The show has grown exponentially since then, and Kerscher credits much of that growth to “organic word of mouth. We’ve received pretty universally positive feedback from artists and the community. At its core, TBC is a simple concept that people can really get behind – helping artists and making art accessible to lots of people – and the scale of the works really grabs attention and excites the artists; especially in such an important art market as Los Angeles. We also give a lot of credit to photographer Mona Kuhn, who came on board as our curator for our second show and is still with us as our creative director. She brought many great ideas on how to improve our shows, including adding guest artists to help bring more attention to the emerging artists.”

Artist selection is up to the curator, brought in specifically for each show. “We really let them run with it, but we do ask them to think about the difference between viewing art on billboards as opposed to a traditional venue,” Kersher relates. “The works need to stand on their own visually even in the midst of the visual noise of the cityscape and, because most people will view the works from their cars, it has to read pretty quickly.”

The annual exhibition excites both the public and the arts community. Kerscher stresses that “Cars have driven by the art in our shows literally tens of millions of times — so we are bringing art out into the daily paths of many, many members of the general public, including those who might not have the time to get to a gallery or museum, or for whom those locations aren’t accessible. The direct feedback we hear from people who see the work is that the surprise of coming upon one of the boards is fun and that seeing them takes them out of their heads and makes them pause to consider things for a minute.” She adds “Regarding the arts community, we are helping artists get their work in front of millions of people and artists have told us that being in the show helped them get other shows, gallery representation, and I think one artist got their work published in a book. We like to think that in bringing art to billboards in this car-centric city, we are contributing a bit, and a little twist, to exciting conversation going on around art in LA.”

TBC has been considering an expansion to other cities, and recently started to get the groundwork moving on that idea, with the hope that it will happen next year. In the meantime, LA is happy to be a part of the concept.”

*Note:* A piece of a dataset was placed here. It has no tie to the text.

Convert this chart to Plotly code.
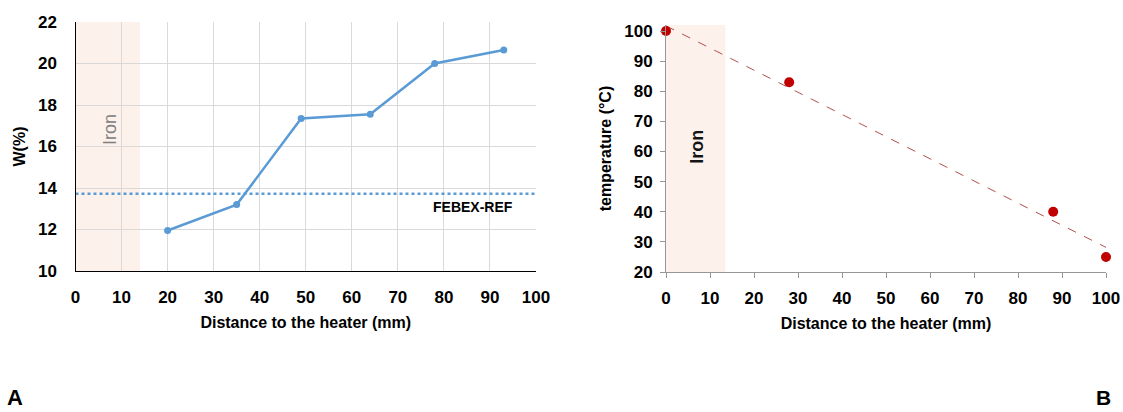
import numpy as np
import plotly.graph_objects as go

# ---- data ----
w_distance = [20, 35, 49, 64, 78, 93]
w_values = [11.95, 13.2, 17.35, 17.55, 20.0, 20.65]
febex_ref = 13.72
t_distance = [0, 28, 88, 100]
t_values = [100, 83, 40, 25]
iron_width = 14
iron_width_b = 13.5
x_ticks = [0, 10, 20, 30, 40, 50, 60, 70, 80, 90, 100]

FONT = "Arial, Liberation Sans, sans-serif"
BLUE = "rgb(91,155,213)"
RED = "rgb(192,0,0)"
BAND = "rgb(253,241,235)"

W, H = 1123, 412


def px(x):
    return x / W


def py(y):
    return 1 - y / H


fig = go.Figure()

# Panel A
fig.add_trace(go.Scatter(x=[0, 100], y=[febex_ref, febex_ref], mode="lines",
                         line=dict(color=BLUE, width=2.5, dash="dot"),
                         xaxis="x", yaxis="y", showlegend=False, hoverinfo="skip"))
fig.add_trace(go.Scatter(x=w_distance, y=w_values, mode="lines+markers",
                         line=dict(color=BLUE, width=2.5),
                         marker=dict(color=BLUE, size=7),
                         xaxis="x", yaxis="y", showlegend=False))

# Panel B
coef = np.polyfit(t_distance, t_values, 1)
trend_x = [0, 100]
trend_y = [float(np.polyval(coef, v)) for v in trend_x]
fig.add_trace(go.Scatter(x=trend_x, y=trend_y, mode="lines",
                         line=dict(color="rgba(170,60,60,0.9)", width=1, dash="dash"),
                         xaxis="x2", yaxis="y2", showlegend=False, hoverinfo="skip"))
fig.add_trace(go.Scatter(x=t_distance, y=t_values, mode="markers",
                         marker=dict(color=RED, size=10),
                         xaxis="x2", yaxis="y2", showlegend=False, cliponaxis=False))

tickfont = dict(family=FONT, size=17, color="black", weight="bold")
titlefont = dict(family=FONT, size=16, color="black", weight="bold")

fig.update_layout(
    width=W, height=H,
    margin=dict(l=0, r=0, t=0, b=0),
    paper_bgcolor="white", plot_bgcolor="white",
    xaxis=dict(domain=[px(75.5), px(536)], range=[0, 100], tickvals=x_ticks, automargin=False,
               showgrid=True, gridcolor="rgb(217,217,217)", gridwidth=1,
               showline=True, linecolor="black", linewidth=1.2, mirror=False,
               ticks="", ticklabelstandoff=10, tickfont=tickfont, zeroline=False,
               title=dict(text="Distance to the heater (mm)", font=titlefont, standoff=11),
               anchor="y"),
    yaxis=dict(domain=[py(271), py(22)], range=[10, 22], dtick=2, automargin=False,
               showgrid=True, gridcolor="rgb(217,217,217)", gridwidth=1,
               showline=True, linecolor="black", linewidth=1.2,
               ticks="", ticklabelstandoff=14, tickfont=tickfont, zeroline=False,
               title=dict(text="W(%)", font=titlefont, standoff=8),
               anchor="x"),
    xaxis2=dict(domain=[px(666), px(1106)], range=[0, 100], tickvals=x_ticks, automargin=False,
                showgrid=False, showline=True, linecolor="rgb(150,150,150)", linewidth=1,
                ticks="outside", ticklen=5, tickcolor="rgb(150,150,150)",
                ticklabelstandoff=6, tickfont=tickfont, zeroline=False,
                title=dict(text="Distance to the heater (mm)", font=titlefont, standoff=10),
                anchor="y2"),
    yaxis2=dict(domain=[py(272), py(25)], range=[20, 102], tickvals=[20, 30, 40, 50, 60, 70, 80, 90, 100],
                automargin=False,
                showgrid=False, showline=True, linecolor="rgb(150,150,150)", linewidth=1,
                ticks="outside", ticklen=5, tickcolor="rgb(150,150,150)",
                ticklabelstandoff=4, tickfont=tickfont, zeroline=False,
                title=dict(text="temperature (°C)", font=titlefont, standoff=8),
                anchor="x2"),
    shapes=[
        dict(type="rect", xref="x", yref="y", x0=0, x1=iron_width, y0=10, y1=22,
             fillcolor=BAND, line=dict(width=0), layer="below"),
        dict(type="rect", xref="x2", yref="y2", x0=0, x1=iron_width_b, y0=20, y1=102,
             fillcolor=BAND, line=dict(width=0), layer="below"),
    ],
    annotations=[
        dict(text="Iron", xref="x", yref="y", x=7.5, y=16.8, showarrow=False, textangle=-90,
             font=dict(family=FONT, size=18, color="rgb(128,128,128)")),
        dict(text="FEBEX-REF", xref="x", yref="y", x=86.4, y=13.1, showarrow=False,
             font=dict(family=FONT, size=14, color="black", weight="bold")),
        dict(text="Iron", xref="x2", yref="y2", x=7.0, y=61.5, showarrow=False, textangle=-90,
             font=dict(family=FONT, size=18, color="rgb(20,20,20)", weight="bold")),
        dict(text="A", xref="paper", yref="paper", x=px(15), y=py(397), showarrow=False,
             xanchor="center", yanchor="middle",
             font=dict(family=FONT, size=22, color="black", weight="bold")),
        dict(text="B", xref="paper", yref="paper", x=px(1103), y=py(397.5), showarrow=False,
             xanchor="center", yanchor="middle",
             font=dict(family=FONT, size=21, color="black", weight="bold")),
    ],
)

fig.write_html("out.html", config={"displayModeBar": False},
               post_script="document.body.style.margin='0';document.body.style.overflow='hidden';")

“Often when we tell people about The Billboard Creative and what we do the reaction is something like ‘no way, you’re the guys who are doing that?!’ and we also know that people who are aware of us have come to expect an annual show,” Kerscher says, adding that the exhibition hasn’t really noticed any differences in enthusiasm regardless of billboard location.

“For the past few years, we have been focused on putting boards in clusters in adjacent neighborhoods and this year we are focused in the Hollywood and Silver Lake areas,” she notes. “For example we have 6 boards within a few miles of each other on Sunset Blvd. and 8 boards in a couple blocks on Santa Monica Blvd. Our hope is that drivers will see multiple boards in a row simulating a gallery experience.”

This more concentrated focus is new in 2020. “In the past, we spread the boards out more across the city, but we feel it is a better experience for the public if they see multiple boards in a short span and realize that something is going on around them.”
And that something is this: The Billboard Creative 2020. All you have to do is look up.